ENDING ENDLESS 雑記帖

文芸・音楽系文筆業=円堂都司昭のブログ

「ディズニー・アート展」

昨日、東京都現代美術館にて「ディズニー・アート展」をみる。
http://www.disney.co.jp/disneyart/index2.html
飾られた絵のなかに、「コンセプト・アート」と肩書きのついたものが少なからずある。しかし、べつに前衛的でも実験的でもない、普通の絵じゃん?――と不思議に思う。
ふと、説明文に気づく。「コンセプト・アート」とは、映画のスタイルやイメージを決めるため事前に描かれるイメージ画のことを指すのだという。そうだったのか。
場所が現代美術館だっただけに、「コンセプチュアル・アート」と勘違いしたよ。紛らわしいなぁ。
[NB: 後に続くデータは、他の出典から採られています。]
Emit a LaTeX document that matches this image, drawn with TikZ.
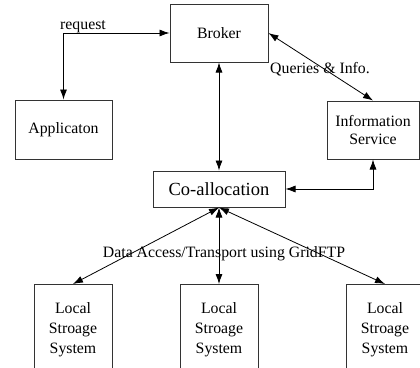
\documentclass[tikz,border=0pt]{standalone}
\usepackage{fontspec}
\setmainfont{Liberation Serif}
\usetikzlibrary{arrows.meta}
\begin{document}
\begin{tikzpicture}[x=1pt,y=-1pt,
  box/.style={draw=black!80,line width=1pt,inner sep=0pt,align=center,font=\fontsize{15.8}{18}\selectfont},
  conn/.style={line width=0.8pt,{Latex[length=10pt,width=7pt]}-{Latex[length=10pt,width=7pt]}},
  lbl/.style={font=\fontsize{15.8}{18}\selectfont,anchor=base,inner sep=0pt}]
\useasboundingbox (0,0) rectangle (420,367);
\clip (0,0) rectangle (420,367);
\node[box,minimum width=98pt,minimum height=58pt] (broker) at (219,33) {Broker};
\node[box,minimum width=97pt,minimum height=59pt] (app) at (63.5,129.5) {Applicaton};
\node[box,minimum width=92pt,minimum height=58pt] (info) at (373,130) {Information\\Service};
\node[box,minimum width=132pt,minimum height=36pt,font=\fontsize{18.5}{20}\selectfont] (coal) at (219,189) {Co-allocation};
\node[box,minimum width=78pt,minimum height=100pt,anchor=north] (ls1) at (73,284) {};
\node[box,minimum width=78pt,minimum height=100pt,anchor=north] (ls2) at (219,284) {};
\node[box,minimum width=78pt,minimum height=100pt,anchor=north] (ls3) at (385,284) {};
\node[lbl,align=center,anchor=north,font=\fontsize{15.8}{20}\selectfont] (t1) at (73,302) {Local\\Stroage\\System};
\node[lbl,align=center,anchor=north,font=\fontsize{15.8}{20}\selectfont] (t2) at (219,302) {Local\\Stroage\\System};
\node[lbl,align=center,anchor=north,font=\fontsize{15.8}{20}\selectfont] (t3) at (385,302) {Local\\Stroage\\System};
\draw[conn] (app.north) |- (broker.west);
\draw[conn] (broker.south) -- (coal.north);
\draw[conn] (broker.east) -- (info.north);
\draw[conn] (info.south) |- (coal.east);
\draw[conn] (coal.south) -- (ls1.north);
\draw[conn] (coal.south) -- (ls2.north);
\draw[conn] (coal.south) -- (ls3.north);
\node[lbl] (req) at (83,29) {request};
\node[lbl] (qi) at (320,73) {Queries \& Info.};
\node[lbl] (da) at (224,257) {Data Access/Transport using GridFTP};
\end{tikzpicture}
\end{document}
普通の美術展の場合、額に入れられた絵が主役だ。会場のモニターでヴィデオが流されていても、それは補足的な説明にすぎない。コンセプト・アートや背景画など、オリジナル画を主体にした今回の展示も、基本的にそうした図式は変わらない。
でも、よく考えてみると、動いてこそのアニメーションだ。アニメからすると、飾られ、止まっている絵は、制作途中で踏み台になった試作品、あるいは作品を組み立てるうえでの部材にすぎない。本当は、ヴィデオで紹介されていたアニメのほうが本来のディズニー“作品”であり、会場の壁に飾られたものは、映像に対する補足的な説明にあたるだろう。
だから、通常の美術展とは逆の、倒錯した図式になっている。――そう考えると、微妙に現代美術っぽいかも。


とにかく、『眠れる森の美女』の背景に描かれた木の肌の質感、細かさ、臨場感に驚かされた。
眠れる森の美女 (新ディズニー名作コレクション(雑誌))
また、サルバドール・ダリとディズニーのコラボ「デスティーノ」は面白かった。グンニャリした時計に代表される例のダリ的風景を短編アニメにしたものだが、動きはいかにもディズニー的で、シュールな『ファンタジア』という印象。
ヒロインに関して、ダリがモデルにし続けた愛妻ガラと白雪姫を混ぜたようなデザインになっているのも、微笑ましい。

ホンマタカシ「東京郊外」

「ディズニー・アート展」のあと、常設展を覗いた。ホンマタカシの「東京郊外 TOKYO SUBURBIA」と題した写真連作は、千葉の風景ばかり並べている。そのなかに、新浦安のマンションを上から写した作品があった。90年代半ばの浦安マリナーイーストを撮ったもので、高い建物の周囲には、まだなにもない原っぱが広がっている。
マンションの孤立感、風景全体の荒涼感に、ちょっとゾッとした。